I've been keeping you up to date throughout the summer on my nesting pair of Eastern Bluebirds. This week, I'm sorry to report, tragedy struck.
The female had been brooding their latest clutch of four eggs for more than a couple of weeks and it was past time for them to hatch. Early in the week, I noticed the pair was acting strangely, i.e., they were not following their normal routine. Birds are creatures of habit so I knew something was wrong.
I started watching the box more carefully. Obviously, the female was still brooding, but she would leave the nest often and, when she did, frequently the male would fly to the box and look in. At first I thought maybe the eggs had hatched and he was delivering food, but I noticed he wasn't actually going into the box as he would have had to to deliver food to newly hatched nestlings. He was just perching at the hole and looking in and then flying to the nearby fence. Then, on Tuesday, I noticed the birds were not going to the box. In fact, they had disappeared from the yard. Later, I checked the box and found that the eggs had not hatched.
I think I know what happened. The first week after all the eggs were laid was our hottest week of the summer. Several days had temperatures of more than 100 degrees. The bluebird box is in full sun all day and the temperature inside the box must have been like an oven. I noticed the female was often sitting with her head sticking out the door, beak open, trying to get some air. I even trained my sprinkler so that it would spray the back of the box on a couple of occasions to try to give her some relief. But I'm sure the high heat must have killed the tiny embryos inside the eggs. (No, I didn't have the heart to open one up and examine it. I'm just not that good a scientist, I guess.)

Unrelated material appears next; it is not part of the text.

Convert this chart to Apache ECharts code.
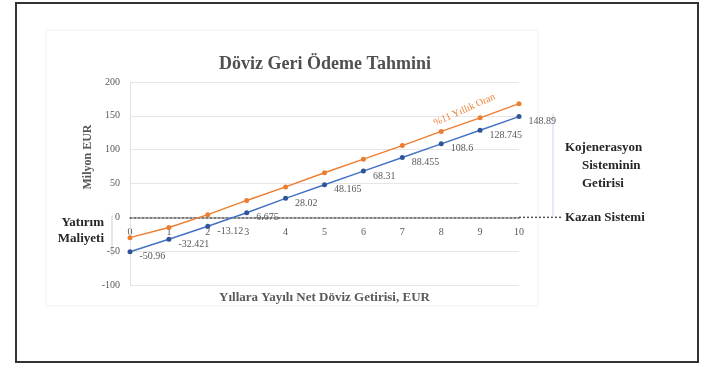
<!DOCTYPE html>
<html lang="tr">
<head>
  <meta charset="UTF-8">
  <title>Döviz Geri Ödeme Tahmini</title>
  <style>
    html, body { margin: 0; padding: 0; background: #fff; }
    #chart { width: 725px; height: 367px; }
  </style>
</head>
<body>
  <div id="chart"></div>
  <script src="https://cdn.jsdelivr.net/npm/echarts@6/dist/echarts.min.js"></script>
  <script>
    // yillar ve seriler
    const years = [0, 1, 2, 3, 4, 5, 6, 7, 8, 9, 10]
    const netGetiri = [-50.96, -32.421, -13.12, 6.675, 28.02, 48.165, 68.31, 88.455, 108.6, 128.745, 148.89]
    const yillikOran = [-30, -15, 4, 25, 45, 66, 86, 106, 127, 147, 168]
    const yTicks = [-100, -50, 0, 50, 100, 150, 200]

    const serif = 'Liberation Serif'
    const chart = echarts.init(document.getElementById('chart'))

    const pairs = arr => years.map((x, i) => [x, arr[i]])

    chart.setOption({
      animation: false,
      title: {
        text: 'Döviz Geri Ödeme Tahmini',
        left: 320, top: 50, textAlign: 'center',
        textStyle: { fontFamily: serif, fontSize: 18, fontWeight: 'bold', color: '#505050' }
      },
      grid: { left: 130, right: 206, top: 82, bottom: 82 },
      xAxis: {
        type: 'value', min: 0, max: 10, interval: 1,
        axisLine: { show: true, onZero: true, lineStyle: { color: '#555', width: 1.5, type: [2, 2] } },
        axisTick: { show: false },
        splitLine: { show: false },
        axisLabel: { show: false }
      },
      yAxis: {
        type: 'value', min: yTicks[0], max: yTicks[yTicks.length - 1], interval: 50,
        axisLine: { show: true, lineStyle: { color: '#e3e3e3' } },
        axisTick: { show: false },
        splitLine: { lineStyle: { color: '#e6e6e6' } },
        axisLabel: { fontFamily: serif, fontSize: 10, color: '#595959', margin: 10 }
      },
      series: [
        {
          name: '%11 Yıllık Oran', type: 'line', data: pairs(yillikOran),
          symbol: 'circle', symbolSize: 5,
          lineStyle: { color: '#ED7D31', width: 1.5 },
          itemStyle: { color: '#ED7D31' }
        },
        {
          name: 'Net Getiri', type: 'line', data: pairs(netGetiri),
          symbol: 'circle', symbolSize: 5,
          lineStyle: { color: '#4472C4', width: 1.5 },
          itemStyle: { color: '#2F5597' },
          label: {
            show: true, position: 'right', offset: [2, 5],
            formatter: p => p.value[1],
            fontFamily: serif, fontSize: 10, color: '#595959'
          }
        }
      ]
    })

    // yardimci cizgiler ve yazilar
    const px = (x, y) => chart.convertToPixel({ gridIndex: 0 }, [x, y])
    const zero = px(0, 0)
    const end = px(10, 0)
    const topBr = px(10, 153)
    const lowBr = px(0, netGetiri[0])
    const oranPt = px(8.6, 141)
    const bold = { fontFamily: serif, fontSize: 13, fontWeight: 'bold', fill: '#262626' }
    const mid = { textVerticalAlign: 'middle' }

    // x ekseni etiketleri sifir cizgisinin altinda
    const yearLabels = years.map(y => {
      const p = px(y, 0)
      return { type: 'text', x: p[0], y: p[1] + 15,
        style: { text: String(y), textAlign: 'center', textVerticalAlign: 'middle',
                 fontFamily: serif, fontSize: 10, fill: '#595959' } }
    })

    chart.setOption({
      graphic: [
        { type: 'rect', shape: { x: 16, y: 3, width: 682, height: 359 },
          style: { fill: 'none', stroke: '#333', lineWidth: 2 }, silent: true },
        { type: 'rect', shape: { x: 46, y: 30, width: 492, height: 276 },
          style: { fill: 'none', stroke: '#f0f0f0', lineWidth: 1 }, silent: true },
        { type: 'line', shape: { x1: end[0], y1: zero[1], x2: end[0] + 44, y2: zero[1] },
          style: { stroke: '#555', lineWidth: 1.5, lineDash: [2, 2] } },
        { type: 'line', shape: { x1: end[0] + 34, y1: topBr[1], x2: end[0] + 34, y2: zero[1] },
          style: { stroke: '#c9d6ee', lineWidth: 1 } },
        { type: 'line', shape: { x1: zero[0] - 18, y1: zero[1] - 2, x2: zero[0] - 18, y2: lowBr[1] + 4 },
          style: { stroke: '#cfcfcf', lineWidth: 1 } },
        { type: 'text', x: 565, y: 148, style: Object.assign({ text: 'Kojenerasyon' }, mid, bold) },
        { type: 'text', x: 582, y: 166, style: Object.assign({ text: 'Sisteminin' }, mid, bold) },
        { type: 'text', x: 582, y: 184, style: Object.assign({ text: 'Getirisi' }, mid, bold) },
        { type: 'text', x: 565, y: zero[1], style: Object.assign({ text: 'Kazan Sistemi' }, mid, bold) },
        { type: 'text', x: 104, y: 223, style: Object.assign({ text: 'Yatırım', textAlign: 'right' }, mid, bold) },
        { type: 'text', x: 104, y: 239, style: Object.assign({ text: 'Maliyeti', textAlign: 'right' }, mid, bold) },
        { type: 'text', x: 88, y: 157, rotation: Math.PI / 2,
          style: { text: 'Milyon EUR', textAlign: 'center', textVerticalAlign: 'middle',
                   fontFamily: serif, fontSize: 12, fontWeight: 'bold', fill: '#595959' } },
        { type: 'text', x: (zero[0] + end[0]) / 2, y: 298,
          style: { text: 'Yıllara Yayılı Net Döviz Getirisi, EUR', textAlign: 'center', textVerticalAlign: 'middle',
                   fontFamily: serif, fontSize: 13, fontWeight: 'bold', fill: '#595959' } },
        { type: 'text', x: oranPt[0], y: oranPt[1] - 12, rotation: 0.42,
          style: { text: '%11 Yıllık Oran', textAlign: 'center', textVerticalAlign: 'middle',
                   fontFamily: serif, fontSize: 10, fill: '#ED7D31' } }
      ].concat(yearLabels)
    })
  </script>
</body>
</html>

I take comfort in the knowledge that this pair had already successfully raised and fledged two broods of five chicks each this year. They did their best for the third brood, but the weather defeated them. Maybe Mother Nature decided they needed a rest.
I thought I had just the one female Ruby-throated Hummingbird in my yard. This week I found out there were two. I discovered the second one when I saw the two of them tussling over the flame acanthus blossoms that are such a favorite with hummers.
Then, another surprise. There was an adult male here, too! He seemed to prefer the cannas and the hamelia blossoms like the ones in the picture I showed you on Wordless Wednesday.
All three of the birds visit the blossoms around the yard, but I haven't seen any of them at the one feeder I've left up for them this week. Obviously, they prefer natural nectar to my homemade kind.
The Cooper's Hawk has continued to be active around the yard this summer. Just about every week I see him at least a couple of times chasing the birds from the feeder, but I've never seen him catch one. Until this week. Well, actually, I still can't really say that I saw him catch that dove. It happened so fast...
I was watching the birds at the backyard feeders late one afternoon when this brown bullet crossed my field of vision and about fifty or so birds, most of them White-winged Doves, exploded into the air in panic. The bullet, which turned out to be the hawk, made a seemingly impossible hard right turn to chase several of the birds into my neighbor's yard. It was all a blur - I couldn't really tell what was happening. Then I saw a puff of pale feathers floating toward the ground and I knew the hawk had made a strike.
I peered over the fence at the neighbor's yard to try to see where the hawk had gone with his prize, but I never located him. Nevertheless, I'm pretty sure he ate well that night.
It's that time of year when all of the birds start looking raggedy and threadbare. It's molting time again. The adults have mostly finished their nesting duties and now they are dropping their feathers to get ready for shiny new ones. Over the next several weeks, we'll be seeing birds in various stages of undress as they begin to grow new feathers to get ready for the coming seasons, and, as a side benefit, as they drop some of their insulation, they'll be able to handle the heat better.
Birds love sprinklers and no birds love them more than Blue Jays. Late this afternoon I started a sprinkler on a section of my side yard and as I was adjusting it I heard a noise to my right and looked to find a Blue Jay there, practically sitting on my shoulder, with his beak open and his beady eye on me! "Hurry up!" he seemed to be saying. "It's hot out here!"
It is, indeed, hot out there and there's not much relief for the birds, but I'm happy to turn on those sprinklers when I can, as well as keeping the birdbaths and the fountain filled. It's the least I can do to repay them for all the entertainment they provide.